The Large Hadron Collider (LHC) has lost up to a tonne of liquid helium after some of its superconducting magnets inadvertently heated up this morning, physicsworld.com has learnt.

A log entry written by the current LHC co-ordinator at 11:27 am CET (10:27 am BST) states that there has been a “massive quench” in sector 3–4. Quenches occur when superfluid helium in the magnets rises above its operating temperature of 1.9 K, and can be caused, for example, when a proton beam veers off course.

According to the entry, firefighters were dispatched to that area of the tunnel. It also says that the vacuum in that part of the beam pipe was lost.

A source at CERN, the European lab hosting the accelerator, says that the quench caused one tonne of superfluid helium — about 1% of the LHC’s total — to escape.

An official spokesperson was not available for comment. However, a message on the machine’s website states: “During the commissioning of the final LHC sector (sector 3–4) for 5 TeV operation, an incident occurred at 12:05 [am] today resulting in a large helium leak into the tunnel. Further details are not yet known.
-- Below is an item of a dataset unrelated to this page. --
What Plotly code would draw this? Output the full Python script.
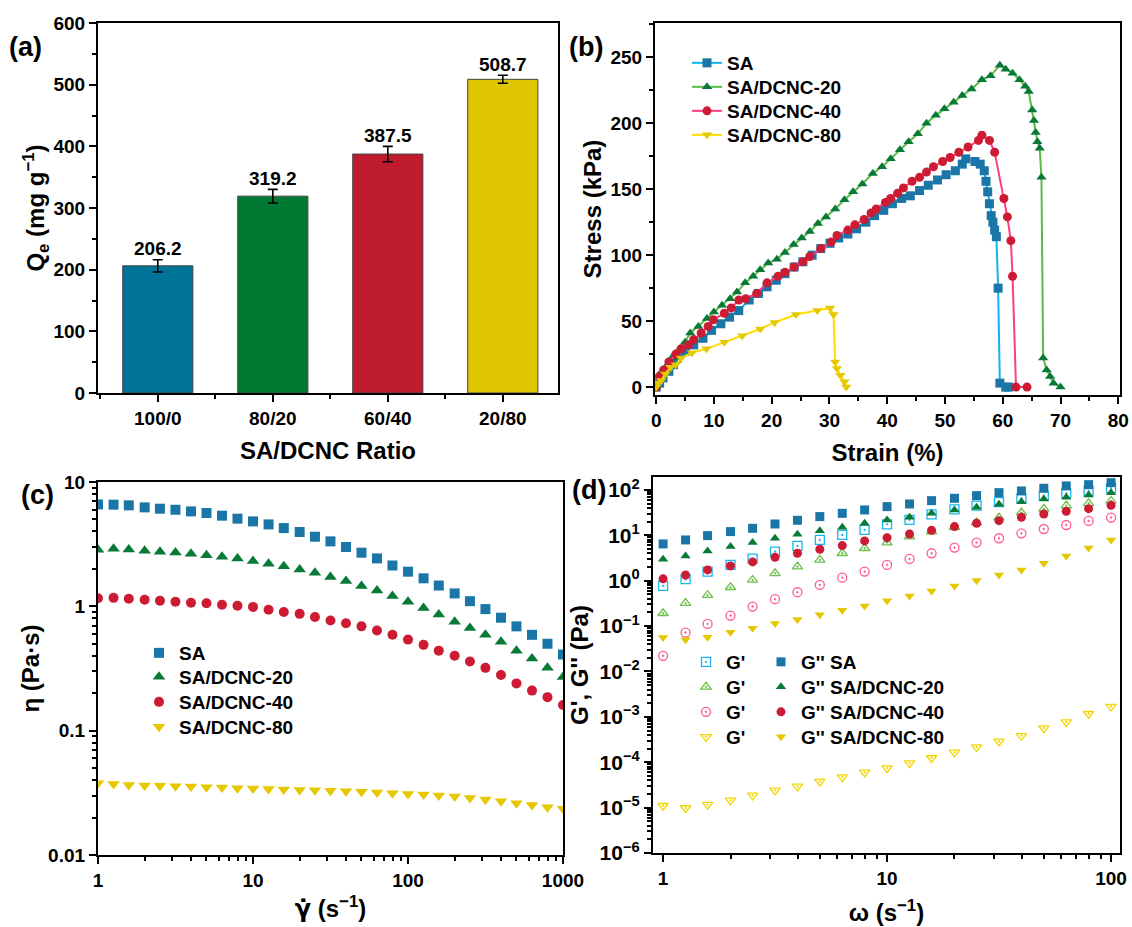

Investigations will continue over the weekend and more information will be made available as soon as possible.”

An LHC status report on the same website shows that temperatures are now being brought down, implying that technicians have been able to replace the lost helium.

The problem will be a disappointment to the operations team, who had enjoyed a highly successful media day last week when they circulated beams of protons in both directions around the machine’s 27 km-long ring.